After all, Republicans aren’t entirely delusional. They have simply been playing the game with such fervor in recent years that they really do seem to have become lost somewhere along the way. Perhaps we are seeing the first signs of a positive development.
That is, it has been apparent to some conservatives for some time now that their little Frankenstein fantasy has indeed run amok, and the calculation now is one of those cynical notions like the recall formula—will it hurt worse to deal with it now or later? Especially after it becomes apparent that waiting does no good, that the challenge will not abate of its own volition, the rule of thumb really ought to be that sooner is better. Whether they have learned any lessons for future cycles of history is very nearly moot, of course, as the few Republicans who remained after the shutdowns of 1995-6 were not enthusiastic toward the present standoff, but certainly were in no position to forestall this outcome.

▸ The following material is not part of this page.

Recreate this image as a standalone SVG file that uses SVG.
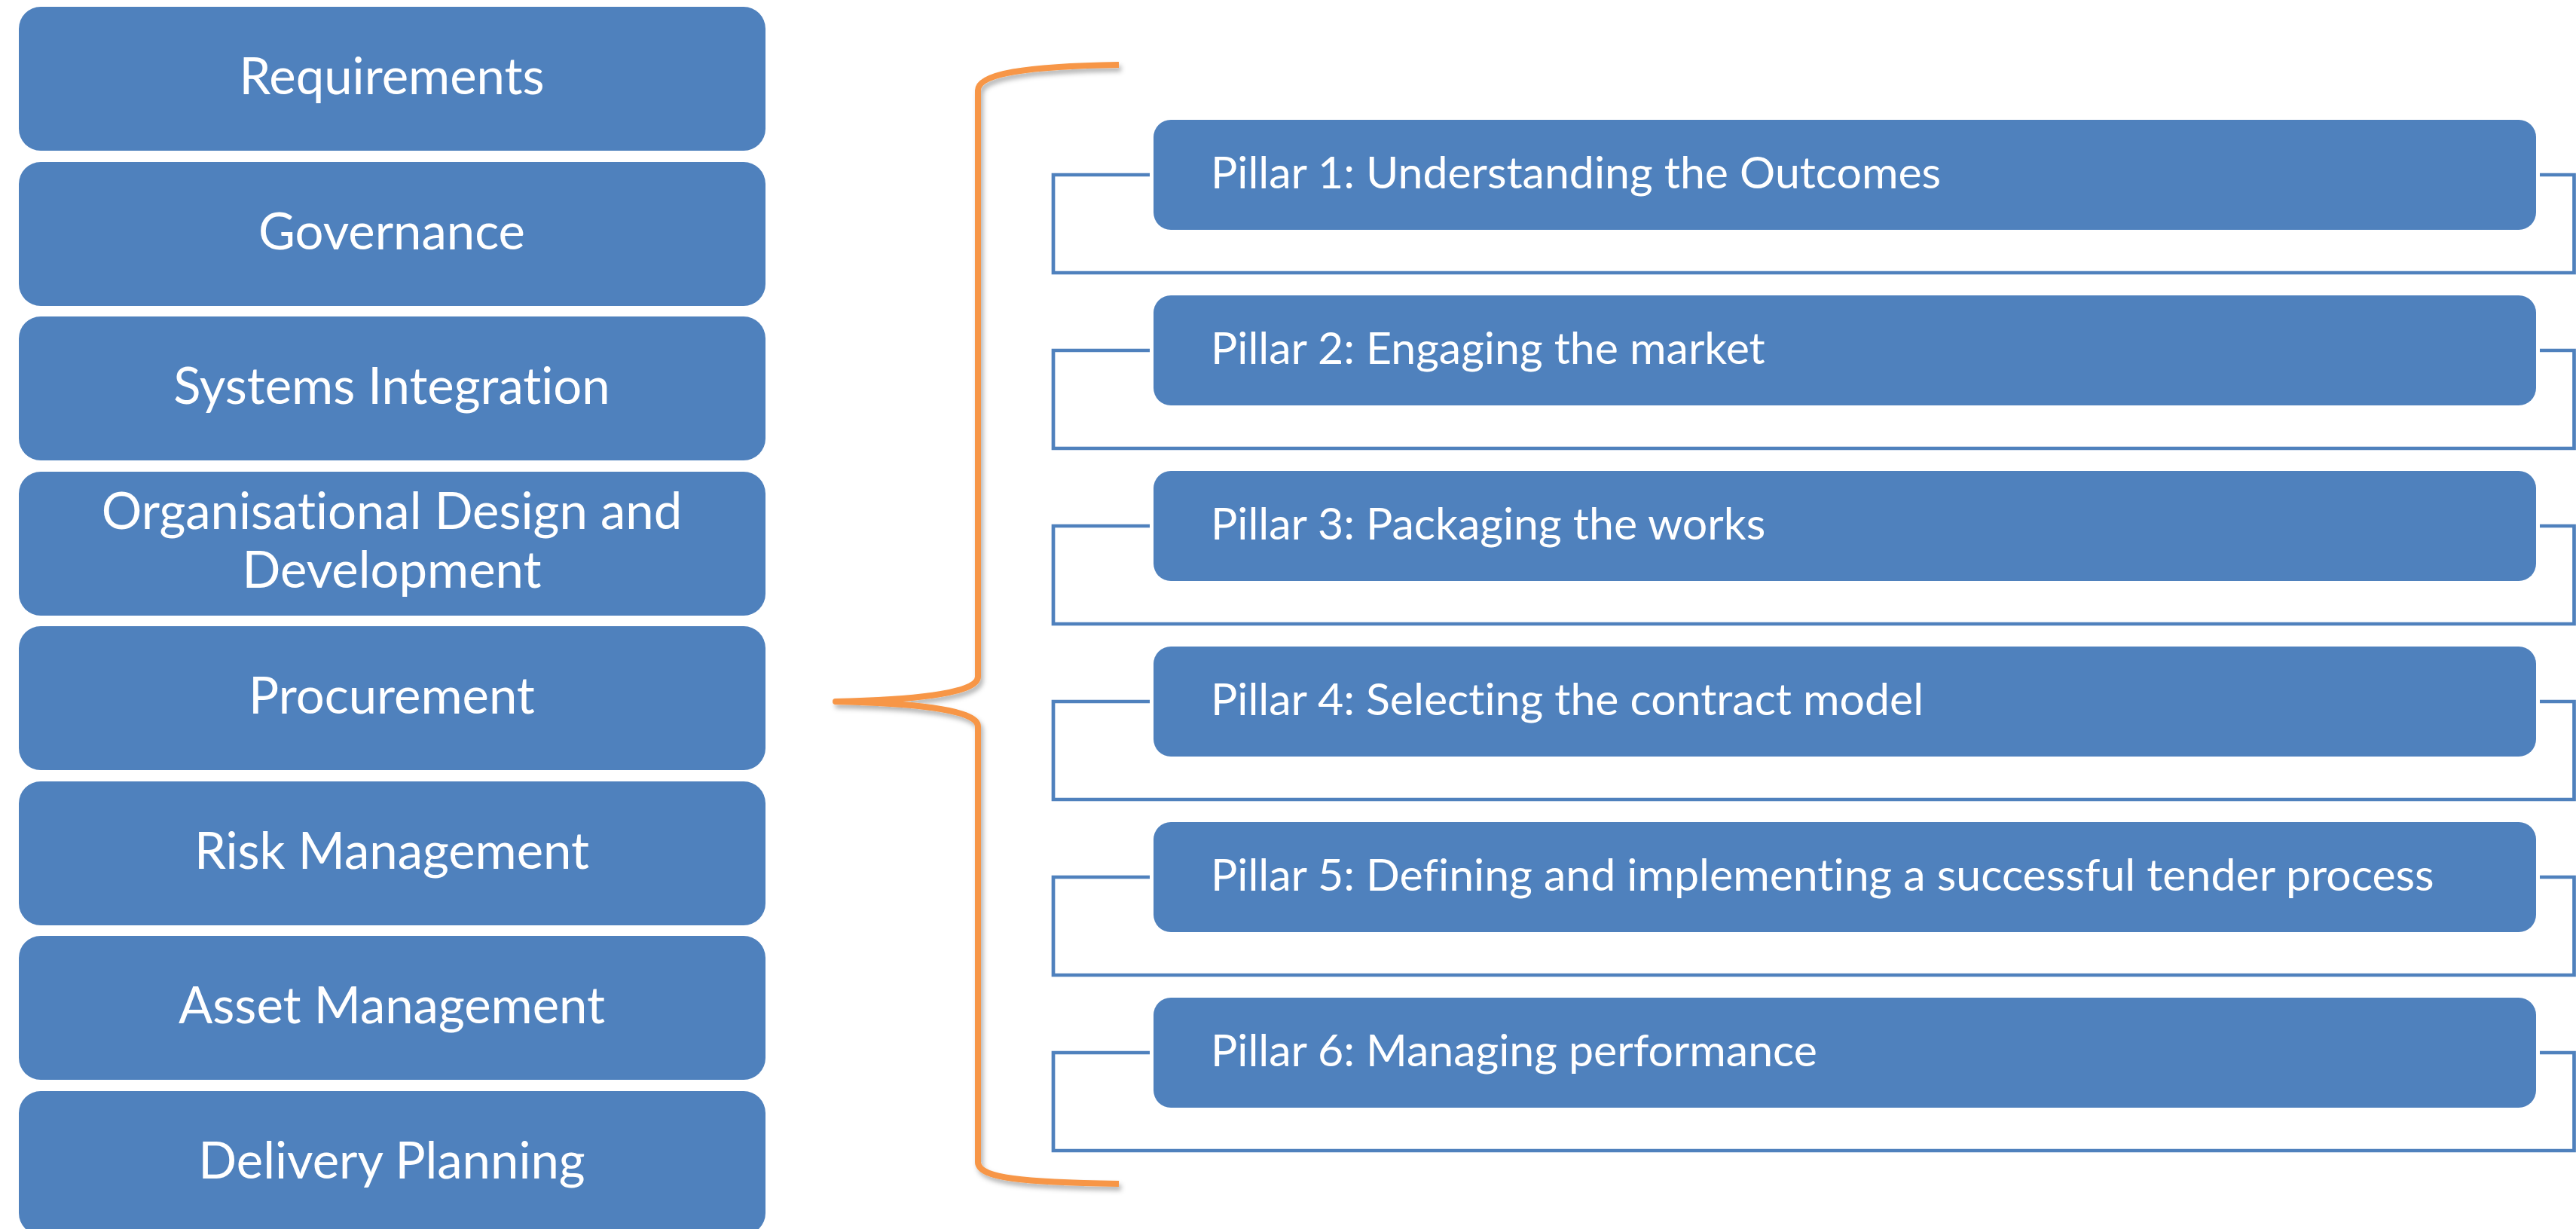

Republicans who have gambled and survived these last twenty years of right-wing rise-again are running out of winning permutations. What has long been apparent to people not specifically sympathetic to the Party—the rise of an irrational, inflexible, break-but-never-bend faction that learns nothing and understands nothing, that is to say, the inevitability of this losing proposition—is perhaps becoming undeniable to the faithful Republican would-be moderates who have survived the ongoing hardline purge.
There comes a point at which one is no longer willing to empower destructive behavior by others, because the one can no longer offer any reasonable alternative explanation for the behavior.
So much of politics is known to be self-serving we ought not pretend any shock at such selfish attributions, but iconoclasts like Grover Norquist have worked hard to push the center this far rightward, and they are not about to sit by silently while a bunch of witless upstarts burn it all. And if that means it’s time to start pitching to all the moderates they chased into the Democratic tent? Well, yes, we might well be witnessing the turn to a new phase of … er … ah … Republican … um … something.
In the end, what we’re seeing will only resolve with time, but amid the arid, hopeless desert of the Beltway today is a rumor of something far more lush and fruitful, waiting for its moment, that some tomorrow might become now.